Mom always stopped the car whenever she scouted an open parking space near Joe Gatta’s on Main Street. His little deli — the size of a one-car garage — provided the freshest fruit and vegetables, delivered there right from the farm.
Today Joe Gatta’s is no more. In a supermarket world, only a few delicatessens still survive. We Americans enjoy the wide array of choices and the wide range of prices — from store brand staples to exotic imports — now provided by the superstores that dot the landscape.
That culture change has depressed many a Main Street. It also has hurt many a Church Street. Many small and medium size churches have suffered through an era of diminishing returns, as supermarket churches have boomed.
Can such a trend be reversed? Can shrinking churches grow again? What’s it going to take to help our churches, regardless of their size, to become originators of missional innovation, agencies of world outreach, centers of devotion, hubs of community organization, and cradles of care?
One thing we can do is to turn our churches into universities of spiritual formation.
We Presbyterians are smart. We are avid readers. We equip our leaders with high quality educations to instruct us in the faith. Some of us are squandering that great asset. I hate to say it — I don’t want to misjudge — but I fear that too many churches have extended their pastors an unwritten and probably unstated but well understood term of call: “You don’t expect much from us, and we won’t expect much from you.”
What those churches are trying to avoid are too many programs, too many costs, and too many classes to attend. Sunday school? That’s for kids. We have no kids? Then we don’t need Sunday school. Ah, no teachers to recruit. No curriculum to buy. What a relief!
Churches that sleepy are few in number, but like Joe Gatta, many a church leader watches out the narthex window as the population drives by en route to one of those other service providers.
This is one place where the modern consumerist mentality is screaming wise counsel to the church. Do you want us to join your congregation? Then give us an education! Provide us a university atmosphere where we can learn the Bible, cultivate excellent practices, study classical thinkers, wrangle newfangled ideas, and in the process become thoughtful disciples of Jesus Christ. Yes, Jesus was the one who commissioned his followers to “make disciples of all nations” and many in our nation are hungering to live into that commission.
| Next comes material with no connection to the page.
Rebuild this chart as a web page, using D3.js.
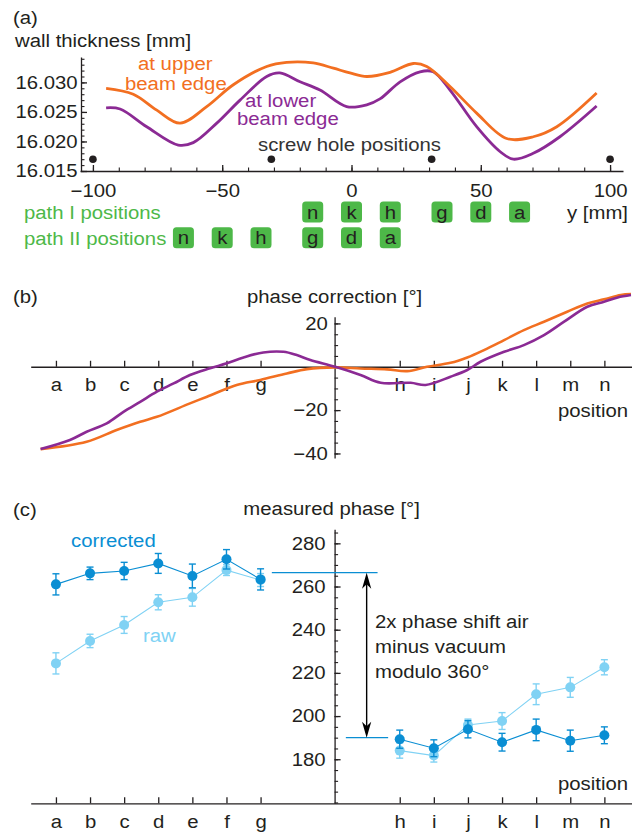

Can that be done in smaller churches? Karen DeBoer, a developer of small church children’s curriculum, says it can be done (article link). I asked her, “How can small churches become magnetic?” She responded with force and enthusiasm, “The biggest thing is for leaders to treat that program big even though it’s little. Whether you have five kids or 50 or 250, you give it the same effort because God led that child through the doors for you to minister to.”
Her response reminded me of a ministry philosophy I adopted early in my tenure as pastor of a small-to-medium size church. “We need to act like we’re a supermarket, even if we’re not,” I pronounced boldly. At age 29 I could get away with that.
If only to humor my youthful enthusiasm, the elders on the Session and members in the congregation rose to the challenge. They developed more programs and recruited more classes — for all ages — than ever conceived before. Our weekly calendar soon filled like that of churches three to four times our size. We stretched our resources, financial and human, almost to the breaking point but, funny, they never did break. What we did do was to develop a reputation in the community for quality educational ministries for all ages. And we drew in new members at a rate that defied local population growth trends.
I’d like to say that such efforts will always bring similar numerical results. Too many other factors make each situation different. But every Presbyterian congregation, a repository for the gifts of knowledge and wisdom, can become a university for spiritual formation. At least, in that sense, even deli-sized churches can operate as supermarkets for God.